Head of KFU IGPT’s research laboratory “In-Situ Oil Combustion”Aleksey Vakhin said: “A couple of years ago the first Tatarstan president ordered a research of Domanic formation– one of the largest Russian shale formations. Tatneft undertook this mission and immediately involved several Kazan universities in it. Sadly, for a variety of reasons, the project failed to gain essential support. For some time our (KFU scientists’ – author’s note) research was driven solely by our own enthusiasm. Initially we were supposed to estimate the level of organic maturation in several formation samples from different places and to choose methods of testing bitumoid and kerogen”.
It’s worth mentioning that Domanic formation, situated along Ural mountain range from Kara Sea to the Caspian, is the second largest potential reservoir of shale oil after Bazhenov formation in Western Siberia. The Domanic’s layer thickness is bigger than its counterpart’s (15-70 meters against 10-32), it’s less explored and thus less developed. A number of companies such as Gazprom Neft, Rosneft and Lukoil have already started shale oil extraction in Western Siberia. Ultimately it’s due to the formation maturity which is in direct relation with oil recovery factor. It also explains Tatneft’s initial stand on the matter – the company was skeptical of recovering shale oil in Eastern Tatarstan. Today the funding of KFU joint project has been increased by a decade – from 700 thousands to 8 millions of rubles, and the list of goals has seemingly extended.
Aleksey Vakhin highlighted some of the project’s details: “We have showed various techniques of examining kerogen formations and ways to state maturity of organic matter.

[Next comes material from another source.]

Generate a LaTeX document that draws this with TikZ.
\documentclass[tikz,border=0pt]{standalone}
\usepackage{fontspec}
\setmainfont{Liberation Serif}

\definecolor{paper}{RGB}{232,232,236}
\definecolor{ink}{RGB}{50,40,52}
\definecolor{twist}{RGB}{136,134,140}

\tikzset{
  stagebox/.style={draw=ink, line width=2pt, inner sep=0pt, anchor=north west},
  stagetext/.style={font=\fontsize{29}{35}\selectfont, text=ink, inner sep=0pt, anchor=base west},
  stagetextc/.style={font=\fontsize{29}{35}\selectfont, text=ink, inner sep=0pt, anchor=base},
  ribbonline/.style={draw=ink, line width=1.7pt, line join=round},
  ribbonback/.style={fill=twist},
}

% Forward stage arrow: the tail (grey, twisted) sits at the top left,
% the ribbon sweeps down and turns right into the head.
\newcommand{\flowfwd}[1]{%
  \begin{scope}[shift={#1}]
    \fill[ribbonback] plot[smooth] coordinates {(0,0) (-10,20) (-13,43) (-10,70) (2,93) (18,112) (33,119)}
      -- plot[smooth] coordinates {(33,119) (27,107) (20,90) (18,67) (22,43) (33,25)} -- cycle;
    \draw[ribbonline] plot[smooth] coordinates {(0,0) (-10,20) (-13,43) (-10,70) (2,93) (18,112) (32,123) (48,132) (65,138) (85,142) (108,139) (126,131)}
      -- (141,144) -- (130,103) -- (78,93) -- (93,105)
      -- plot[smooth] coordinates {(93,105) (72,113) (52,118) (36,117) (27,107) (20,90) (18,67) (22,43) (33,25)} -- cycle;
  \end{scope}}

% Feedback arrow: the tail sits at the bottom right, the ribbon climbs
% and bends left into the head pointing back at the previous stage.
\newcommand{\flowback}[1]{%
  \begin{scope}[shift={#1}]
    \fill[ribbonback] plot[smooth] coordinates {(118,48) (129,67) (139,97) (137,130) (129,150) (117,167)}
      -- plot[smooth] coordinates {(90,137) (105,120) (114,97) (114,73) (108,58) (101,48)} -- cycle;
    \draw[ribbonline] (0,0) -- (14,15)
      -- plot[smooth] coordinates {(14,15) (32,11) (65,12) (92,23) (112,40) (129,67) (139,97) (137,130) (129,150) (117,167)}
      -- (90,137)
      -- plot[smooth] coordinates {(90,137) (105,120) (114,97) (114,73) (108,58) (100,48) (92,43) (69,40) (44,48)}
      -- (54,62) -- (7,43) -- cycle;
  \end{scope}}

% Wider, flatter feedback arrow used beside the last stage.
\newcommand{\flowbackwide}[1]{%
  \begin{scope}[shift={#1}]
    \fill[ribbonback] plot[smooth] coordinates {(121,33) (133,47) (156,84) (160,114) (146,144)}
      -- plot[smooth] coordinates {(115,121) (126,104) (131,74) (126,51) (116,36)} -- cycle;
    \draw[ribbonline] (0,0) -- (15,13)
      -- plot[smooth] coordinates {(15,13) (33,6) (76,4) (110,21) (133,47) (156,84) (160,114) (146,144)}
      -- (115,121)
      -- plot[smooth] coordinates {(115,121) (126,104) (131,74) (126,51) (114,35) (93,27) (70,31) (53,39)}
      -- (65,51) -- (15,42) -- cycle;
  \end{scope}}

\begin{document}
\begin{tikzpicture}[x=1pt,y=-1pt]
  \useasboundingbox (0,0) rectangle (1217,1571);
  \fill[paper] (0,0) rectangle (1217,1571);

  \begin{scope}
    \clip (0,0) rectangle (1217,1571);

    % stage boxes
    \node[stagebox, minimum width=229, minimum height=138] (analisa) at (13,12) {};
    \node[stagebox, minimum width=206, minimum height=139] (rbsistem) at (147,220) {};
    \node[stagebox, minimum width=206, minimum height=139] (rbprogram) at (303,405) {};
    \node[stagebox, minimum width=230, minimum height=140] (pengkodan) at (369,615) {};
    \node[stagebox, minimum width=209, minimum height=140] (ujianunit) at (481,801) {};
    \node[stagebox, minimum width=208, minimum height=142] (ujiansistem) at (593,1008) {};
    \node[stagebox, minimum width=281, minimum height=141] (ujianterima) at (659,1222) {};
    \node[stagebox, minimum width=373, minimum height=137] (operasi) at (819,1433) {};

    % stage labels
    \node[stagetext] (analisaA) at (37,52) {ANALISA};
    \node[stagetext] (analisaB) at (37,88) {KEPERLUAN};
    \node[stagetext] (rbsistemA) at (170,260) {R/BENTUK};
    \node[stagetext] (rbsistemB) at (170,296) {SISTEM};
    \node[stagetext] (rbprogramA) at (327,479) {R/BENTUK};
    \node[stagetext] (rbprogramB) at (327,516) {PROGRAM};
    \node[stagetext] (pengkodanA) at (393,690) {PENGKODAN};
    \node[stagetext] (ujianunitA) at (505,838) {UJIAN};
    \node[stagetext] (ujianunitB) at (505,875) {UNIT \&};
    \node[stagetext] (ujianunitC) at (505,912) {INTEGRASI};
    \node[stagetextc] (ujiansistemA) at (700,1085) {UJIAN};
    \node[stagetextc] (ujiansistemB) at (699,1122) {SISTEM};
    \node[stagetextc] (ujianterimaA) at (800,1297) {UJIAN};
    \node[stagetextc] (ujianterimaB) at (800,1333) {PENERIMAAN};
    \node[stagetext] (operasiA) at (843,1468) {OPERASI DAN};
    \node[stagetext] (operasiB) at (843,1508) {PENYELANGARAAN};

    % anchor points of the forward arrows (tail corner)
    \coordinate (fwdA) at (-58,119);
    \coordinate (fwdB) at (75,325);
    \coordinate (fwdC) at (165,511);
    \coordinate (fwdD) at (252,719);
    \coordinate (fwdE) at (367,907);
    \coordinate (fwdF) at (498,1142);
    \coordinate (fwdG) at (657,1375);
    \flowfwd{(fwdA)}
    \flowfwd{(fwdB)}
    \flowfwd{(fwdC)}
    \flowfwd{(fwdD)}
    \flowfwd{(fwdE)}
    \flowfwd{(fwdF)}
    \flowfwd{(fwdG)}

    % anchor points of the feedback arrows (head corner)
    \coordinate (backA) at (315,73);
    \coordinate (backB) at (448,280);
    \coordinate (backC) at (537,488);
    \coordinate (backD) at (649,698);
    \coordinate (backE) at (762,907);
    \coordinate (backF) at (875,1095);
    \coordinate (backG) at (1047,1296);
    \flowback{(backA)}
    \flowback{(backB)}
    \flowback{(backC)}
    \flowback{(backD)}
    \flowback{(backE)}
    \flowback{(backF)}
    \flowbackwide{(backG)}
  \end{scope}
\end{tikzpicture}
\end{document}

The company was particularly interested in laboratory modeling of man-caused maturity of organic matter. Findings of this experiment can serve as the basis for technologies of exploiting such formations, for example, in-situ retorting – a process of generating synthetic crude oil as a result of thermal treatment of kerogen”.
The obtained results led to the second, even more large-scale stage. Now SAU “EcoOil” researchers are set to estimate the potential amount of shale oil in Eastern Tatarstan and study geochemical and geomechanic properties of the Domanic productive stratum. Also a tremendous job will be done to pitch the best places for industrial tests and to develop methods of searching unconventional hard-to-recover reserves.
Head of research laboratory “In-Situ Oil Combustion” noted: “If you look at the map, Bazhenov and Domanic formations are a colossal space full of shale sediments with more or less equal distribution of organic matter. Some places it’s more mature, some places it’s less. And our aim is to find out where well boring will be profitable. In this sense Bazhenov formation is almost thoroughly studied. The Domanic is different. There was no complex mapping, even in Tatarstan. And we have to fix it. It includes determining locations best conditioned for extracting shale oil – “sweet spots”, as they call them in the West”.
SAU “EcoOil” scientists also noted that their work is not nearly done. But the provisional results clearly indicate that Tatarstan has made its first step toward extracting shale oil.